*Dataset excerpt*.
--- Start ---
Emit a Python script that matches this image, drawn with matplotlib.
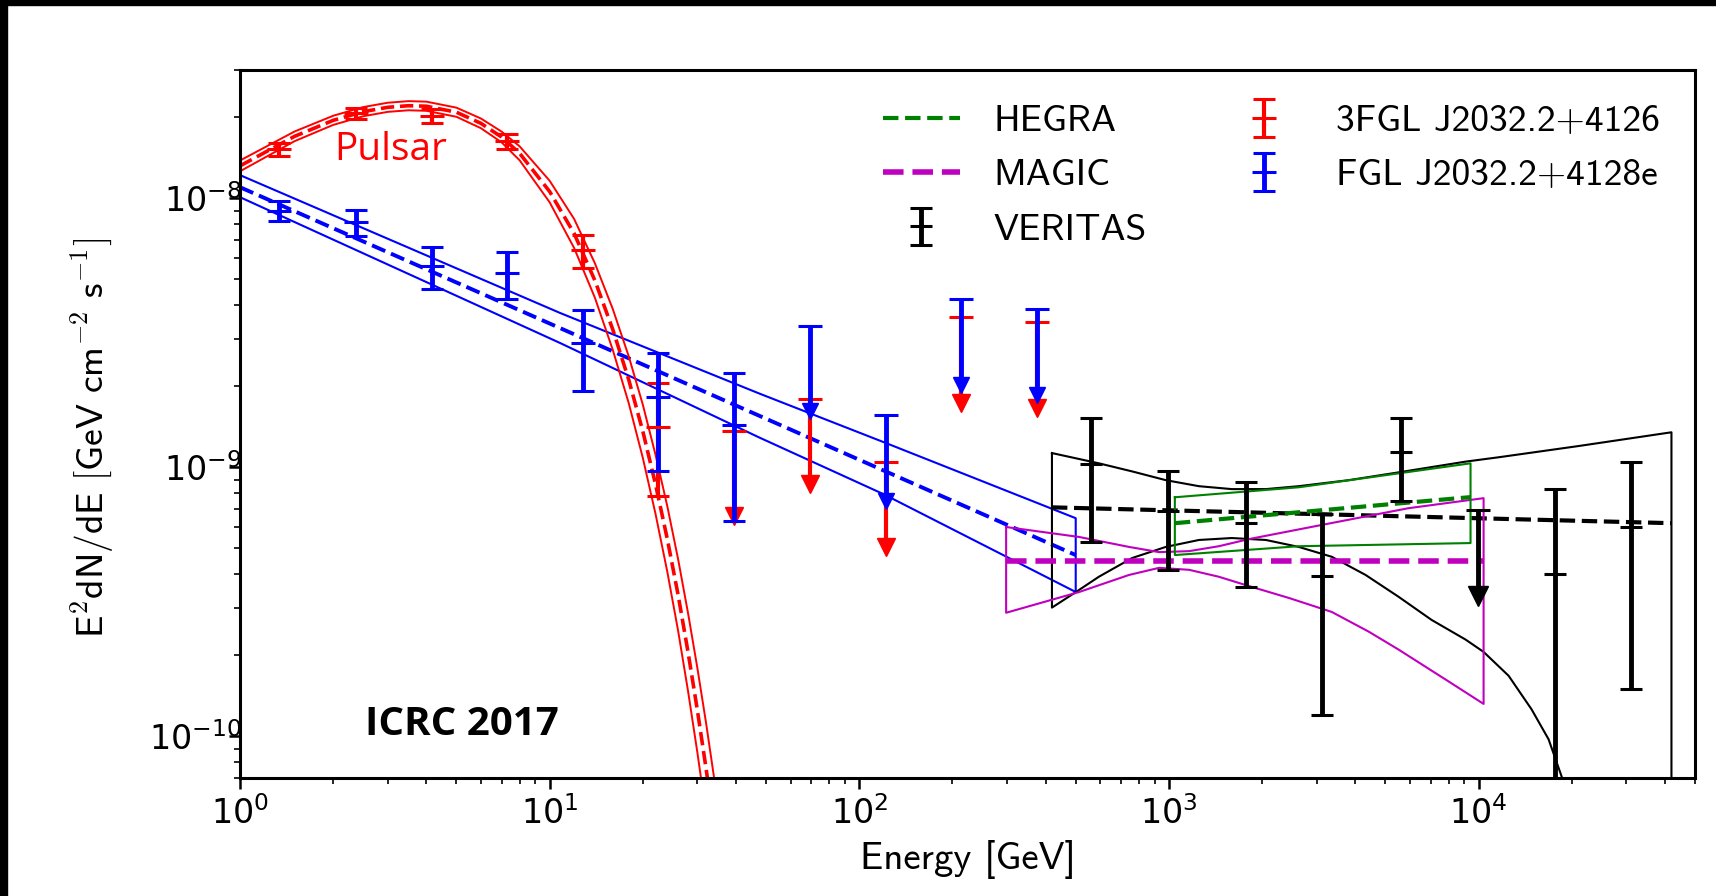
import numpy as np
import matplotlib.pyplot as plt
from matplotlib.patches import Rectangle
from matplotlib.ticker import NullFormatter

plt.rcParams['mathtext.fontset'] = 'cm'

# 3FGL J2032.2+4126 (pulsar) points, GeV and GeV cm^-2 s^-1
psr_e = [1.34, 2.37, 4.16, 7.27, 12.8, 22.4]
psr_f = [1.52e-8, 2.07e-8, 2.02e-8, 1.63e-8, 6.4e-9, 1.415e-9]
psr_err = [0.08e-8, 0.09e-8, 0.12e-8, 0.10e-8, 0.9e-9, 0.635e-9]
psr_ul_e = [39.4, 69.2, 121.6, 213.7, 375.5]
psr_ul = [1.37e-9, 1.80e-9, 1.05e-9, 3.62e-9, 3.47e-9]

# FGL J2032.2+4128e (extended source) points
ext_e = [1.34, 2.37, 4.16, 7.27, 12.8, 22.4, 39.4]
ext_f = [9.0e-9, 8.15e-9, 5.6e-9, 5.27e-9, 2.89e-9, 1.82e-9, 1.44e-9]
ext_err = [0.75e-9, 0.93e-9, 0.98e-9, 1.04e-9, 0.96e-9, 0.85e-9, 0.81e-9]
ext_ul_e = [69.2, 121.6, 213.7, 375.5]
ext_ul = [3.36e-9, 1.56e-9, 4.22e-9, 3.88e-9]

# VERITAS points
ver_e = [560, 993, 1771, 3119, 5600, 17590, 31170]
ver_f = [1.03e-9, 6.9e-10, 6.2e-10, 3.95e-10, 1.14e-9, 4.02e-10, 6.0e-10]
ver_err = [5.0e-10, 2.75e-10, 2.6e-10, 2.75e-10, 3.9e-10, 4.28e-10, 4.5e-10]
ver_ul_e = [9930]
ver_ul = [6.93e-10]

# pulsar model curve and band half width (dex)
psr_mod_e = [1, 1.5, 2, 2.5, 3, 3.5, 4, 5, 6, 7, 8, 10, 12, 14, 16, 18, 20,
             22, 24, 26, 28, 30, 32, 34, 36]
psr_mod_f = [1.32e-8, 1.70e-8, 1.95e-8, 2.10e-8, 2.18e-8, 2.21e-8, 2.20e-8,
             2.09e-8, 1.90e-8, 1.69e-8, 1.47e-8, 1.06e-8, 7.4e-9, 4.95e-9,
             3.25e-9, 2.12e-9, 1.36e-9, 8.6e-10, 5.4e-10, 3.35e-10, 2.05e-10,
             1.25e-10, 7.6e-11, 4.6e-11, 2.75e-11]
psr_mod_dex = [0.02, 0.018, 0.017, 0.017, 0.017, 0.017, 0.017, 0.017, 0.018,
               0.02, 0.026, 0.04, 0.054, 0.064, 0.076, 0.087, 0.099, 0.11,
               0.122, 0.133, 0.145, 0.157, 0.169, 0.18, 0.19]

# extended source power law bowtie
ext_band_e = [1, 10.8, 47.6, 120, 500]
ext_band_hi = [1.22e-8, 3.75e-9, 1.88e-9, 1.24e-9, 6.47e-10]
ext_band_lo = [1.01e-8, 2.90e-9, 1.29e-9, 7.94e-10, 3.44e-10]
ext_fit_e = [1, 500]
ext_fit_f = [1.10e-8, 4.72e-10]

# MAGIC bowtie
mag_hi_e = [298, 513, 743, 929, 1161, 1449, 1812, 3357, 5945, 10380]
mag_hi_f = [6.0e-10, 5.51e-10, 5.06e-10, 4.84e-10, 4.88e-10, 5.09e-10,
            5.41e-10, 6.21e-10, 7.05e-10, 7.68e-10]
mag_lo_e = [298, 513, 743, 929, 1161, 1449, 1812, 2438, 3357, 4418, 5521,
            8000, 10380]
mag_lo_f = [2.88e-10, 3.44e-10, 3.98e-10, 4.23e-10, 4.16e-10, 3.92e-10,
            3.62e-10, 3.27e-10, 2.90e-10, 2.45e-10, 2.10e-10, 1.60e-10,
            1.32e-10]
mag_fit_e = [298, 10380]
mag_fit_f = [4.5e-10, 4.5e-10]

# VERITAS bowtie
vb_hi_e = [419, 594, 760, 977, 1250, 1596, 2056, 2626, 3808, 5521, 9074,
           11610, 21030, 41970]
vb_hi_f = [1.13e-9, 1.035e-9, 9.66e-10, 8.96e-10, 8.51e-10, 8.30e-10,
           8.30e-10, 8.51e-10, 8.96e-10, 9.58e-10, 1.05e-9, 1.09e-9, 1.20e-9,
           1.35e-9]
vb_lo_e = [419, 501, 594, 760, 977, 1250, 1596, 2056, 2626, 3357, 4317, 5521,
           7047, 9074, 10380, 12500, 14830, 16830, 18530, 25000, 41970]
vb_lo_f = [3.01e-10, 3.44e-10, 3.92e-10, 4.60e-10, 5.06e-10, 5.37e-10,
           5.46e-10, 5.37e-10, 5.06e-10, 4.65e-10, 3.98e-10, 3.30e-10,
           2.71e-10, 2.29e-10, 2.06e-10, 1.68e-10, 1.26e-10, 9.75e-11,
           7.11e-11, 2.5e-11, 1e-12]
vb_fit_e = [419, 41970]
vb_fit_f = [7.1e-10, 6.2e-10]

# HEGRA bowtie
heg_e = [1045, 2626, 9420]
heg_hi_f = [7.74e-10, 8.43e-10, 1.035e-9]
heg_lo_f = [4.72e-10, 5.09e-10, 5.23e-10]
heg_fit_e = [1045, 9420]
heg_fit_f = [6.2e-10, 7.75e-10]


def bowtie(ax, hi_e, hi_f, lo_e, lo_f, color, lw=1.5):
    xs = list(hi_e) + list(lo_e[::-1]) + [hi_e[0]]
    ys = list(hi_f) + list(lo_f[::-1]) + [hi_f[0]]
    ax.plot(xs, ys, color=color, lw=lw)


def upper_limits(ax, e, ul, color, lw, ms):
    ul = np.array(ul)
    end = ul * 0.48
    ax.vlines(e, end, ul, color=color, lw=lw)
    ax.plot(e, ul, '_', color=color, ms=17, mew=2.2)
    ax.plot(e, end, 'v', color=color, ms=ms, mec=color)


fig = plt.figure(figsize=(17.16, 8.96), dpi=100)
ax = fig.add_axes([240 / 1716, 1 - 778 / 896, 1455 / 1716, 708 / 896])
ax.set_xscale('log')
ax.set_yscale('log')

# models
bowtie(ax, ext_band_e, ext_band_hi, ext_band_e, ext_band_lo, 'blue')
ax.plot(ext_fit_e, ext_fit_f, '--', color='blue', lw=2.8)

pm = np.array(psr_mod_f)
pd_ = 10 ** np.array(psr_mod_dex)
ax.plot(psr_mod_e, pm * pd_, color='red', lw=1.4)
ax.plot(psr_mod_e, pm / pd_, color='red', lw=1.4)
ax.plot(psr_mod_e, pm, '--', color='red', lw=2.6)

bowtie(ax, vb_hi_e, vb_hi_f, vb_lo_e, vb_lo_f, 'black')
ax.plot(vb_fit_e, vb_fit_f, '--', color='black', lw=3)

bowtie(ax, mag_hi_e, mag_hi_f, mag_lo_e, mag_lo_f, 'm')
mag_line, = ax.plot(mag_fit_e, mag_fit_f, '--', color='m', lw=4)

bowtie(ax, heg_e, heg_hi_f, heg_e, heg_lo_f, 'green')
heg_line, = ax.plot(heg_fit_e, heg_fit_f, '--', color='green', lw=3)

# data
psr_pts = ax.errorbar(psr_e, psr_f, yerr=psr_err, fmt='_', color='red', ms=17,
                      mew=2.2, elinewidth=3, capsize=8, capthick=2.2)
upper_limits(ax, psr_ul_e, psr_ul, 'red', 3, 13)

ext_pts = ax.errorbar(ext_e, ext_f, yerr=ext_err, fmt='_', color='blue', ms=17,
                      mew=2.2, elinewidth=3.5, capsize=8, capthick=2.2)
upper_limits(ax, ext_ul_e, ext_ul, 'blue', 3.5, 12)

vf = np.array(ver_f)
ve = np.array(ver_err)
ver_lo = np.minimum(ve, vf - 1e-13)
ver_pts = ax.errorbar(ver_e, ver_f, yerr=[ver_lo, ve], fmt='_', color='black',
                      ms=16, mew=2.2, elinewidth=3.5, capsize=8, capthick=2.2)
upper_limits(ax, ver_ul_e, ver_ul, 'black', 3.5, 15)

ax.set_xlim(1, 5e4)
ax.set_ylim(7e-11, 3e-8)
ax.xaxis.set_minor_formatter(NullFormatter())
ax.yaxis.set_minor_formatter(NullFormatter())

for s in ax.spines.values():
    s.set_linewidth(2.2)
ax.tick_params(which='major', direction='out', length=8, width=1.8,
               labelsize=24)
ax.tick_params(axis='x', which='major', pad=5)
ax.tick_params(axis='y', which='major', pad=-9)
ax.tick_params(which='minor', direction='out', length=4.5, width=1.2)

ax.set_xlabel('Energy [GeV]', fontsize=28, family='cmss10')
ax.xaxis.set_label_coords(0.5, -0.088)
ax.set_ylabel(r'$\mathsf{E^2dN/dE\ [GeV\ cm^{-2}\ s^{-1}]}$', fontsize=27)
ax.yaxis.set_label_coords(-0.085, 0.48)

handles = [heg_line, mag_line, ver_pts, psr_pts, ext_pts]
labels = ['HEGRA', 'MAGIC', 'VERITAS', '3FGL J2032.2+4126', 'FGL J2032.2+4128e']
ax.legend(handles, labels, ncol=2, loc='upper left',
          bbox_to_anchor=(0.4316, 0.972), borderaxespad=0, frameon=False,
          prop={'family': 'cmss10', 'size': 27}, handlelength=2.05,
          handletextpad=0.9, columnspacing=2.1, labelspacing=0.56,
          borderpad=0.4)

ax.text(0.0646, 0.873, 'Pulsar', transform=ax.transAxes, color='red',
        fontsize=28, family='Open Sans', va='baseline')
ax.text(0.0859, 0.0607, 'ICRC 2017', transform=ax.transAxes, color='black',
        fontsize=29, family='Open Sans', fontweight='bold', va='baseline')

# black strips from the slide screenshot
fig.add_artist(Rectangle((0, 1 - 5 / 896), 1, 5 / 896, transform=fig.transFigure,
                         color='black', zorder=10))
fig.add_artist(Rectangle((0, 0), 7 / 1716, 1, transform=fig.transFigure,
                         color='black', zorder=10))

fig.savefig('out.png', dpi=100)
--- End ---
*Set task*. Omit the pictures, then repeat exactly each line from the beginning of the listing through the line with "ver_ul = [6.93e-10]".

*Task solution*.
Emit a Python script that matches this image, drawn with matplotlib.
import numpy as np
import matplotlib.pyplot as plt
from matplotlib.patches import Rectangle
from matplotlib.ticker import NullFormatter

plt.rcParams['mathtext.fontset'] = 'cm'

# 3FGL J2032.2+4126 (pulsar) points, GeV and GeV cm^-2 s^-1
psr_e = [1.34, 2.37, 4.16, 7.27, 12.8, 22.4]
psr_f = [1.52e-8, 2.07e-8, 2.02e-8, 1.63e-8, 6.4e-9, 1.415e-9]
psr_err = [0.08e-8, 0.09e-8, 0.12e-8, 0.10e-8, 0.9e-9, 0.635e-9]
psr_ul_e = [39.4, 69.2, 121.6, 213.7, 375.5]
psr_ul = [1.37e-9, 1.80e-9, 1.05e-9, 3.62e-9, 3.47e-9]

# FGL J2032.2+4128e (extended source) points
ext_e = [1.34, 2.37, 4.16, 7.27, 12.8, 22.4, 39.4]
ext_f = [9.0e-9, 8.15e-9, 5.6e-9, 5.27e-9, 2.89e-9, 1.82e-9, 1.44e-9]
ext_err = [0.75e-9, 0.93e-9, 0.98e-9, 1.04e-9, 0.96e-9, 0.85e-9, 0.81e-9]
ext_ul_e = [69.2, 121.6, 213.7, 375.5]
ext_ul = [3.36e-9, 1.56e-9, 4.22e-9, 3.88e-9]

# VERITAS points
ver_e = [560, 993, 1771, 3119, 5600, 17590, 31170]
ver_f = [1.03e-9, 6.9e-10, 6.2e-10, 3.95e-10, 1.14e-9, 4.02e-10, 6.0e-10]
ver_err = [5.0e-10, 2.75e-10, 2.6e-10, 2.75e-10, 3.9e-10, 4.28e-10, 4.5e-10]
ver_ul_e = [9930]
ver_ul = [6.93e-10]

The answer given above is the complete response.